**REQUEST**
Give the number of lines that hold the string "with". Nothing else is needed.

* Begin MATERIAL *

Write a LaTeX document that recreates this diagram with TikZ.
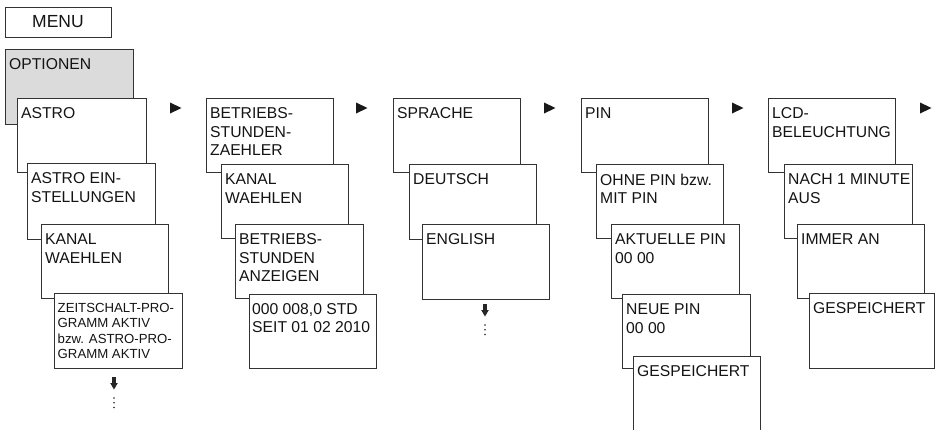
\documentclass[tikz,border=0pt]{standalone}
\usepackage{fontspec}
\setmainfont{Liberation Sans}
\newcommand\bx[5][]{%
  \node[box,#1] (#2) at (#3,#4) {};
  \node[txt] (#2t) at ([xshift=4pt,yshift=-9.7pt]#2.north west) {#5};}
\begin{document}
\begin{tikzpicture}[x=1pt,y=-1pt,
  box/.style={draw=black!80, line width=0.9pt, fill=white, anchor=north west,
    inner sep=0pt, outer sep=0pt, minimum width=127pt, minimum height=74pt},
  txt/.style={anchor=north west, inner sep=0pt, align=left, text=black!92,
    font=\fontsize{15.7}{18.3}\selectfont},
  smalltxt/.style={txt, font=\fontsize{13.2}{15.3}\selectfont},
  tri/.style={fill=black!90},
  darrow/.style={fill=black!85},
  dot/.style={fill=black!85}]
\useasboundingbox (0,0) rectangle (935,429);

% MENU
\node[box, minimum width=106pt, minimum height=30pt, fill=white] (menu) at (5,7) {};
\node[txt, anchor=center, font=\fontsize{17.5}{20}\selectfont] (menut) at (menu.center) {MENU};

% OPTIONEN
\bx[fill=black!14, minimum width=128pt, minimum height=75pt]{opt}{5}{49}{OPTIONEN}

% column 1
\bx[minimum width=129pt]{a1}{17}{98}{ASTRO}
\bx[minimum width=128pt, minimum height=76pt]{a2}{27}{163}{ASTRO EIN-\\STELLUNGEN}
\bx{a3}{41}{224}{KANAL\\WAEHLEN}
\node[box, minimum width=128pt, minimum height=75pt] (a4) at (54,293) {};
\node[smalltxt] (a4t) at ([xshift=3.5pt,yshift=-10pt]a4.north west)
  {ZEITSCHALT-PRO-\\GRAMM AKTIV\\bzw. ASTRO-PRO-\\GRAMM AKTIV};

% column 2
\bx{b1}{206}{98}{BETRIEBS-\\STUNDEN-\\ZAEHLER}
\bx{b2}{221}{164}{KANAL\\WAEHLEN}
\bx[minimum width=128pt]{b3}{235}{224}{BETRIEBS-\\STUNDEN\\ANZEIGEN}
\node[box] (b4) at (249,294) {};
\node[txt] (b4t) at ([xshift=3pt,yshift=-9.5pt]b4.north west) {000 008,0 STD\\SEIT 01 02 2010};

% column 3
\bx{c1}{393}{98}{SPRACHE}
\bx[minimum height=75pt]{c2}{409}{164}{DEUTSCH}
\bx[minimum height=75pt]{c3}{422}{224}{ENGLISH}

% column 4
\bx{d1}{581}{98}{PIN}
\bx{d2}{596}{164}{OHNE PIN bzw.\\MIT PIN}
\bx[minimum width=128pt]{d3}{611}{224}{AKTUELLE PIN\\00 00}
\bx[minimum width=128pt]{d4}{622}{294}{NEUE PIN\\00 00}
\bx[minimum height=76pt]{d5}{633}{356}{GESPEICHERT}

% column 5
\bx{e1}{768}{98}{LCD-\\BELEUCHTUNG}
\bx[minimum width=128pt]{e2}{784}{164}{NACH 1 MINUTE\\AUS}
\bx{e3}{797}{224}{IMMER AN}
\bx[minimum width=125pt, minimum height=75pt]{e4}{809}{293}{GESPEICHERT}

% right-pointing triangles
\foreach \x in {170,356,544,732,920}
  \fill[tri] (\x,102.5) -- (\x+11.5,108) -- (\x,113.5) -- cycle;

% down arrows with dots
\foreach \x/\y in {114/377, 485/304} {
  \fill[darrow] (\x-1.7,\y) rectangle (\x+1.7,\y+7);
  \fill[darrow] (\x-3.8,\y+6) -- (\x+3.8,\y+6) -- (\x,\y+12.5) -- cycle;
  \foreach \d in {21,25.7,30.4}
    \fill[dot] (\x,\y+\d) circle (0.9pt);
}
\end{tikzpicture}
\end{document}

* End MATERIAL *

**REPLY TO THE TASK**
2